# Foam Flies With Lips



## Highstrung (Apr 20, 2008)

My buddy just made a video of a bunch of foam flies with lips in the water. Very cool...


----------



## captken (Feb 24, 2008)

*Fantastic looking!*

I'm sure they will catch fish. I wonder how they will cast.


----------



## Highstrung (Apr 20, 2008)

They cast about the same as a normal small popper as they are mostly light foam.


----------



## jdhkingfisher (Aug 6, 2010)

hmmm wow. never thought of making a little tiny fly stretch 20. thats cool man.


----------



## Dragnfly (Jan 25, 2008)

Those look great, I imagine its like casting a small bird but I've got to try them! Where can I find the recipe for them!!!!!


----------



## Highstrung (Apr 20, 2008)

Thanks for the positive feedback. I have a website just for fun, nothing for sale, with tying instructions for the flies in the video.
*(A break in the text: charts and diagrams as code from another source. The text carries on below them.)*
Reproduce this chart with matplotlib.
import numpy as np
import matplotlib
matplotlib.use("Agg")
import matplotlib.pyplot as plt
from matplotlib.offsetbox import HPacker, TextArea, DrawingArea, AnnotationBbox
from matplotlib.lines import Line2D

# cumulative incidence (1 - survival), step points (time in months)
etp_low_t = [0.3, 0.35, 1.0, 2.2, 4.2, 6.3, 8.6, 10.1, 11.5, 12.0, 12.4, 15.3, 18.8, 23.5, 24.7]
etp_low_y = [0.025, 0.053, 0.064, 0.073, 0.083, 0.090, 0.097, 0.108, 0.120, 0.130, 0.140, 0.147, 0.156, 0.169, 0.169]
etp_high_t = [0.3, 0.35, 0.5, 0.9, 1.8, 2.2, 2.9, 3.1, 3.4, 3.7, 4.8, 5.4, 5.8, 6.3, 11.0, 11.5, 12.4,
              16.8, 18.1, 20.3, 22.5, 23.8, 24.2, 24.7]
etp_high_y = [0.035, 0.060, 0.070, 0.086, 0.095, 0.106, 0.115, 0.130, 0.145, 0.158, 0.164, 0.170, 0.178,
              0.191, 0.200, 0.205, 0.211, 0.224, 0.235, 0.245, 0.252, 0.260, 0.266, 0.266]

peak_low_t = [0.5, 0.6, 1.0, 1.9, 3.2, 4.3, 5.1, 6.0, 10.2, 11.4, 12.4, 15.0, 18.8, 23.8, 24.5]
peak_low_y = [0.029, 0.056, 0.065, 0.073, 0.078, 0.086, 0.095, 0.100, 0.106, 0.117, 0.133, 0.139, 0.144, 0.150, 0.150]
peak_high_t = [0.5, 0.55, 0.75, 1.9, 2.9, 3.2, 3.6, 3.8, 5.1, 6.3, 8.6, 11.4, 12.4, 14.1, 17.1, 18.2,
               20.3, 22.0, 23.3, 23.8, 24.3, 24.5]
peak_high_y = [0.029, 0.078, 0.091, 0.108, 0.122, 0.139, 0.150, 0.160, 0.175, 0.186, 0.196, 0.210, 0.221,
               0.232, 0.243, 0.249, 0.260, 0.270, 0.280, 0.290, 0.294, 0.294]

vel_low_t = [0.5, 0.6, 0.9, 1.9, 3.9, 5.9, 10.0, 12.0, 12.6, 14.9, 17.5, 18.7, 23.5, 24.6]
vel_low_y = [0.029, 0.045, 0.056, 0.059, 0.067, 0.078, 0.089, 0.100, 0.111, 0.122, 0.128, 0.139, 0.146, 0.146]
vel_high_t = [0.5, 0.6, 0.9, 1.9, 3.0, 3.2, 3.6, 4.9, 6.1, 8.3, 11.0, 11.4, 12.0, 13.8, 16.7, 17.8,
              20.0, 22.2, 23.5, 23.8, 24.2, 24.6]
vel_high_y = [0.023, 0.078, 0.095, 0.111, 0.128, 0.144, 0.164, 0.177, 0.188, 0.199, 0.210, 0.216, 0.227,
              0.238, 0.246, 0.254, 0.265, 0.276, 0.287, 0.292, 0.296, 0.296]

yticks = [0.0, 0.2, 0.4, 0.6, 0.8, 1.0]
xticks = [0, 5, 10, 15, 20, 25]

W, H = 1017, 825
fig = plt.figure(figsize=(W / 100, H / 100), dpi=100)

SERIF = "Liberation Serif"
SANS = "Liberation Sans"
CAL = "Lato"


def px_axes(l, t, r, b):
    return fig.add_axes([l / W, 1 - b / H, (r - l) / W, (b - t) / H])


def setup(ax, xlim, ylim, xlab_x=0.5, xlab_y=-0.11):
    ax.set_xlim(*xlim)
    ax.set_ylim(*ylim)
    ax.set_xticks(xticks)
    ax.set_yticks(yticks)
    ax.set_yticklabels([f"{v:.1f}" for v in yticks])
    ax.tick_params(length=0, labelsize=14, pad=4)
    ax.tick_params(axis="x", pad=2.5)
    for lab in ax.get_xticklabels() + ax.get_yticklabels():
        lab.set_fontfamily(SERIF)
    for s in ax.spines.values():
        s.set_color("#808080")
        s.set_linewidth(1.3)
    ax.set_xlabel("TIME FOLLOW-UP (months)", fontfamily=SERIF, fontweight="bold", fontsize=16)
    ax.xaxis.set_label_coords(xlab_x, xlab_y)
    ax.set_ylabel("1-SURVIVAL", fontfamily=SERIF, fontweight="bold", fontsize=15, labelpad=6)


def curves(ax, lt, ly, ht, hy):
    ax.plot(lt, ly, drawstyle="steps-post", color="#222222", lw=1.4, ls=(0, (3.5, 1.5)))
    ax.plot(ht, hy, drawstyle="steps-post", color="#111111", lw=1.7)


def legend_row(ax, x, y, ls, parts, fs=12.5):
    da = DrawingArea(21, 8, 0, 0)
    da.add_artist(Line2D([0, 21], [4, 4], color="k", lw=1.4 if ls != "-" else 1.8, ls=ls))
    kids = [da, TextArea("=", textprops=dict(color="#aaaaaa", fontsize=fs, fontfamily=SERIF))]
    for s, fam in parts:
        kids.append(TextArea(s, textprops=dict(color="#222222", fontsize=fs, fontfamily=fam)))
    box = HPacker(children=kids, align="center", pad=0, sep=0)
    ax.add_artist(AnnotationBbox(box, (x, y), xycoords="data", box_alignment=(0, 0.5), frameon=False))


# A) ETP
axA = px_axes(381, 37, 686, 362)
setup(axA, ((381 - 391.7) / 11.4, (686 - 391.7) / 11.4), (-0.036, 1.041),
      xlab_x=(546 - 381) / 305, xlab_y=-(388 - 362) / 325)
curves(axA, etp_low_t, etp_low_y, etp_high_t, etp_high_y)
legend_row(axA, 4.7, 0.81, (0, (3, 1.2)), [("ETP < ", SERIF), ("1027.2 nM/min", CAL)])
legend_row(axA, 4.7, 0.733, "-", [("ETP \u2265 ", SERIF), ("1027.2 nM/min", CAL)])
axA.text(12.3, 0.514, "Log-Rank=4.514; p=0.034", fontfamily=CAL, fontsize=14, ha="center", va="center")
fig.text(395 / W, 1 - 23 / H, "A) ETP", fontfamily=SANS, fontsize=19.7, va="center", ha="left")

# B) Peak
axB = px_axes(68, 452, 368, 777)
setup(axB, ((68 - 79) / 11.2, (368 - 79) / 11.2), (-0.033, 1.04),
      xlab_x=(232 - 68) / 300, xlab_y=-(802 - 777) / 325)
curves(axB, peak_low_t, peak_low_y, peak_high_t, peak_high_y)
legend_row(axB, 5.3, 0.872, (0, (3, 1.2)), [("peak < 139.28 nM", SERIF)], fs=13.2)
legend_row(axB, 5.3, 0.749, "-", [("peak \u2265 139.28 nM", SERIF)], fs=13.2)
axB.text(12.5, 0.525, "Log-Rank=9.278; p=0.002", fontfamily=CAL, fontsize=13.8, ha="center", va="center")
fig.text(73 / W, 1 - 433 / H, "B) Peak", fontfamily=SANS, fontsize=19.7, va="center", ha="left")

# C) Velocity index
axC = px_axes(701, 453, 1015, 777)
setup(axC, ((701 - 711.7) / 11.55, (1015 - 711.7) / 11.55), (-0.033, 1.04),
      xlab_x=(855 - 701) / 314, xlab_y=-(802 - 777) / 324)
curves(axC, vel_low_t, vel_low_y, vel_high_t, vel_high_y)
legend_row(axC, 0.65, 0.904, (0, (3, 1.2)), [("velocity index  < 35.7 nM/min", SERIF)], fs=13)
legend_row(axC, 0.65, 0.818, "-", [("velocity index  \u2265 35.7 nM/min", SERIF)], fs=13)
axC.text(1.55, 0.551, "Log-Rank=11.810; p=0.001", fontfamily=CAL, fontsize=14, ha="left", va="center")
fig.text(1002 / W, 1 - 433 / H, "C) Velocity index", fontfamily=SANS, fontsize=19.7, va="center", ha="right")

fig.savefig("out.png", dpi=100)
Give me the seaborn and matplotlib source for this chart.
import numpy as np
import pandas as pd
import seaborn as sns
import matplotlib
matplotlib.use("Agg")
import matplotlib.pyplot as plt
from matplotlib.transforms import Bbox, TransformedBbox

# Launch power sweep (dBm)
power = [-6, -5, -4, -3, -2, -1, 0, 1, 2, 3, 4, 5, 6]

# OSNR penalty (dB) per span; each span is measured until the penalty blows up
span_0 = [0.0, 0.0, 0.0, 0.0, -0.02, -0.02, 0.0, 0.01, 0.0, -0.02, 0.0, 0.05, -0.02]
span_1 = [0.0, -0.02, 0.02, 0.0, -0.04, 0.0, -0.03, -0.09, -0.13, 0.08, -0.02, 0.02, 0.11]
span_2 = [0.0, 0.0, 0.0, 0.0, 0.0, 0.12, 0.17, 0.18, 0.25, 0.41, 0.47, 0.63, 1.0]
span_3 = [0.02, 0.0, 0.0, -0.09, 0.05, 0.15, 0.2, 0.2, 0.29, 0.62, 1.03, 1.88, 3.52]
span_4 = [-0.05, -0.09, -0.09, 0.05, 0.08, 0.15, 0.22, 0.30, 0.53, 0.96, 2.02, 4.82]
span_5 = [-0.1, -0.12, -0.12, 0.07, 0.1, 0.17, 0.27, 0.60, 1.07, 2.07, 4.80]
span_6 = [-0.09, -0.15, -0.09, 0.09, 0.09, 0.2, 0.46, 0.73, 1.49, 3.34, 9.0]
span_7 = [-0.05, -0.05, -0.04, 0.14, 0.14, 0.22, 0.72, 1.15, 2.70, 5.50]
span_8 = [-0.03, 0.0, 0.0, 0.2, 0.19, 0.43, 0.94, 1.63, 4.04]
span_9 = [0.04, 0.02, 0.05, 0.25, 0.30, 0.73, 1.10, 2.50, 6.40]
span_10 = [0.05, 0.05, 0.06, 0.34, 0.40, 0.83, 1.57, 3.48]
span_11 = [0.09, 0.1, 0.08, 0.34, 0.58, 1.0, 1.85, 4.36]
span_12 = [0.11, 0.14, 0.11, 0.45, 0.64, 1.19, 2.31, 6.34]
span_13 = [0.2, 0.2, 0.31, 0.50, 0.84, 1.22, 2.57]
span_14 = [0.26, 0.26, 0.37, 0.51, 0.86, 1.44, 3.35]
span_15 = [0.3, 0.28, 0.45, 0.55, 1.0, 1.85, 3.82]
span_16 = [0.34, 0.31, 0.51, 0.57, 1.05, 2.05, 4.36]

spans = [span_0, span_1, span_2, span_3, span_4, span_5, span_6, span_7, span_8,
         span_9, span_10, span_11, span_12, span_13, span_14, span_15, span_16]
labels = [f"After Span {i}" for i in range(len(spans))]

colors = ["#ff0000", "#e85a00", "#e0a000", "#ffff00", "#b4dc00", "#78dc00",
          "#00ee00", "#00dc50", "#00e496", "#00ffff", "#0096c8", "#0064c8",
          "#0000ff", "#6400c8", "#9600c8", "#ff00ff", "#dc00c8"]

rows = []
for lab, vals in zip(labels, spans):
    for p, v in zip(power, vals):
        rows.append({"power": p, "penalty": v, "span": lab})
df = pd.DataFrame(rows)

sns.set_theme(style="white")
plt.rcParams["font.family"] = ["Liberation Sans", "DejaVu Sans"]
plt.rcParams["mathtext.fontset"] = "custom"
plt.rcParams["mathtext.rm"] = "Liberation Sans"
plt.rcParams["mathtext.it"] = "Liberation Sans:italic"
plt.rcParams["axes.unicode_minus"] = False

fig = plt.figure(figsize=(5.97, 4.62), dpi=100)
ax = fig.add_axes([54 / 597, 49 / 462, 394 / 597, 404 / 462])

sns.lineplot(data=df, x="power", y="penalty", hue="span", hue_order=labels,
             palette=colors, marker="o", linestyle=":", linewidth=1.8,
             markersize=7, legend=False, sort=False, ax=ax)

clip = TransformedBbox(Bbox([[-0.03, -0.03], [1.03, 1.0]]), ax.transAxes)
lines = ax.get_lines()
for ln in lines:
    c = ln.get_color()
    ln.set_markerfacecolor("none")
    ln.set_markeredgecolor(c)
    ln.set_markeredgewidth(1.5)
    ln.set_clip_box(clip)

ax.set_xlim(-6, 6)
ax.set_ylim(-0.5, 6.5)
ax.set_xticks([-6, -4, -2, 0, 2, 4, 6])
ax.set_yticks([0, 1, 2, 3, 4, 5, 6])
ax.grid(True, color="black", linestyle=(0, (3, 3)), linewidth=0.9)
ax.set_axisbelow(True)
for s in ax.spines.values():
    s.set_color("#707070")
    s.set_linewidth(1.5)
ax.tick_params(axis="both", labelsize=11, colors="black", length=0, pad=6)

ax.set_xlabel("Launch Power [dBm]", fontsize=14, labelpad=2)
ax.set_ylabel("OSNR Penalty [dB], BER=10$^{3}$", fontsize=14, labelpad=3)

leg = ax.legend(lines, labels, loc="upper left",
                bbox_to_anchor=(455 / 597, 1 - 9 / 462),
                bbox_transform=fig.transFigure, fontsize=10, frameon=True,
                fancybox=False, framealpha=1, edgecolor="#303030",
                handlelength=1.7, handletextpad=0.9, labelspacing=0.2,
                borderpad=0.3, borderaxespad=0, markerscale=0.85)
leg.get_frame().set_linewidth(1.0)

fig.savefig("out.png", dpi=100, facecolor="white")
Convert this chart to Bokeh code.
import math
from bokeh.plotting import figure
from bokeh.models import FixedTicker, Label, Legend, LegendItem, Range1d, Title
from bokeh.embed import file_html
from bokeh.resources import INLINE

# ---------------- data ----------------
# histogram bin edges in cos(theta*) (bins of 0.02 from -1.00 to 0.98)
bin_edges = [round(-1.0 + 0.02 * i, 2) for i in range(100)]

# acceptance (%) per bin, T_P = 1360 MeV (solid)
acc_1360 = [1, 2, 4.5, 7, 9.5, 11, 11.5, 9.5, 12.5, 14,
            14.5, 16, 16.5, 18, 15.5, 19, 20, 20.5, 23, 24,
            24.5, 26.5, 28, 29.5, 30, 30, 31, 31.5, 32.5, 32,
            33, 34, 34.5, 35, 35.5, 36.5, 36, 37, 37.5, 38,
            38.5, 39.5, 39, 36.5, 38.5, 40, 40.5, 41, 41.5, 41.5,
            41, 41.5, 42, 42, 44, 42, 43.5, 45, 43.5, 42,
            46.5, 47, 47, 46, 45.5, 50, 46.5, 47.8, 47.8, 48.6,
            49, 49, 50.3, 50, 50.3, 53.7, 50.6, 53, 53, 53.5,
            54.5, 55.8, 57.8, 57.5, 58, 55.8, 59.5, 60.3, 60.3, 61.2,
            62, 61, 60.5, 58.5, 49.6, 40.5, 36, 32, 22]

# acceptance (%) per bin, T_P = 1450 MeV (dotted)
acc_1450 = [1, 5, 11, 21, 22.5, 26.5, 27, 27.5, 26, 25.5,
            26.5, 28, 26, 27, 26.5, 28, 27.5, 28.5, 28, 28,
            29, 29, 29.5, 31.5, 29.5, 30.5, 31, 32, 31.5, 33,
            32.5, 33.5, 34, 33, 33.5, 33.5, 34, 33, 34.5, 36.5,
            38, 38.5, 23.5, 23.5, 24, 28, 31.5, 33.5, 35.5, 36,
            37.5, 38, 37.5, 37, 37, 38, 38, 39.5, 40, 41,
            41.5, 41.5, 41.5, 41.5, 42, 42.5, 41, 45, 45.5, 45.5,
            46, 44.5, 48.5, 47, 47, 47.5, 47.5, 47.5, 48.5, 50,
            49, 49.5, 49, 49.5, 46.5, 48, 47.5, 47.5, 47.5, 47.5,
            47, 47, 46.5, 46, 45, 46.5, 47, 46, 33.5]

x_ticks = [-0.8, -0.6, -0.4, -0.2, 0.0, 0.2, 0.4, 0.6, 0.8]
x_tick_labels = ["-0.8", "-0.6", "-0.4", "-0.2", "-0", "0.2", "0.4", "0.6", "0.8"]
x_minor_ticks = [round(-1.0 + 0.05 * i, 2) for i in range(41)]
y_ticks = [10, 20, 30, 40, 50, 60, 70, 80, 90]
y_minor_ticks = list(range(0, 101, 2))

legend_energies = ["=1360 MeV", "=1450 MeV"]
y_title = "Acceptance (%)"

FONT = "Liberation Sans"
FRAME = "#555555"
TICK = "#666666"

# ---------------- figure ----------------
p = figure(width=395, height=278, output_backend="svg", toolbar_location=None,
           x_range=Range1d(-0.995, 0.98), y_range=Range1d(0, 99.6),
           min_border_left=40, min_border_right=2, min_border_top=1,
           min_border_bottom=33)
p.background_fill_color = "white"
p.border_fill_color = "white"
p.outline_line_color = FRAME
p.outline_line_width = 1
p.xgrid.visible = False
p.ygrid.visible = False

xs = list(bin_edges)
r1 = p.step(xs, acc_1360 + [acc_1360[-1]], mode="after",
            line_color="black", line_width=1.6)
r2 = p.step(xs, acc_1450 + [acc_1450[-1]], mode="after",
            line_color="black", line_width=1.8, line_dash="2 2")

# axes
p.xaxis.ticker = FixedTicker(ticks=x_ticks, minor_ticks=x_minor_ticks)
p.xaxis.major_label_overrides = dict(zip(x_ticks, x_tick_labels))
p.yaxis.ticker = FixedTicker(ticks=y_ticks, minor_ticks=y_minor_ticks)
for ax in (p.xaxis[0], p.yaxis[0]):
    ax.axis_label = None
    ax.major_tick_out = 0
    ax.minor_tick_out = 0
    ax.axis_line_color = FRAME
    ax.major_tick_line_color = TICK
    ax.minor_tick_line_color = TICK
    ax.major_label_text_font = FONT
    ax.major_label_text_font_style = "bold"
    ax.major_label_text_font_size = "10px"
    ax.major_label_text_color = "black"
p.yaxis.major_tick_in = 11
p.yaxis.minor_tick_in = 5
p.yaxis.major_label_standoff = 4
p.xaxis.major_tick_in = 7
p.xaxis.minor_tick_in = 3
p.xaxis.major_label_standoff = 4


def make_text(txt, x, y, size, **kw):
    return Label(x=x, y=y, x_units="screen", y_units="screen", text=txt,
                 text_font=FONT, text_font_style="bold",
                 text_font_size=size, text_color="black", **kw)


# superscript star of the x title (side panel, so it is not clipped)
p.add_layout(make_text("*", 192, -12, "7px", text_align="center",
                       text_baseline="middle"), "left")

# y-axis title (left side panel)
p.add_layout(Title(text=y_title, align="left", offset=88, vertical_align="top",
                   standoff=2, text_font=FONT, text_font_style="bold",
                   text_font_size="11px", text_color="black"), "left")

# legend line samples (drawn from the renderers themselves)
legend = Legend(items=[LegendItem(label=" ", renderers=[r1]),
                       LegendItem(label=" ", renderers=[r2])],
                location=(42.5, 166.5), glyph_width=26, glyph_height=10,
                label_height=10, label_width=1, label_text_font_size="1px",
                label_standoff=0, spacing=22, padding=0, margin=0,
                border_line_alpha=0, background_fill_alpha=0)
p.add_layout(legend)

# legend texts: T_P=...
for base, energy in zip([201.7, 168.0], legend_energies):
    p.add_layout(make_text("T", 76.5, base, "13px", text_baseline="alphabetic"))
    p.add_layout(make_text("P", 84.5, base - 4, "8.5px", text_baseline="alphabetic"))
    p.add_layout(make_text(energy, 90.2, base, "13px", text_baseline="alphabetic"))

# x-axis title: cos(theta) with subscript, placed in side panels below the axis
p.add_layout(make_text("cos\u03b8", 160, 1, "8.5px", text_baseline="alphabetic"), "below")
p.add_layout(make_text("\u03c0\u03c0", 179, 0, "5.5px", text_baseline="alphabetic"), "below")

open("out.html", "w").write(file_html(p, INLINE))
My flies plus a few friend's flies, all foam lipped that can be fished as topwater or deep. Many thanks to Bob Popovics's Pop Fleyes book and Greg Saunders's FlyLipps. My fly tying website is at www.lippedpopper.com .


----------



## Dragnfly (Jan 25, 2008)

Great, thanks.


----------



## Heartbreaker (Jun 30, 2009)

very pretty flies! my grandson is REALLY good, and he is 10!


----------



## Triple R (Feb 24, 2009)

Cool flies. I have Bob Popovics book also it really has some cool stuff in it.


----------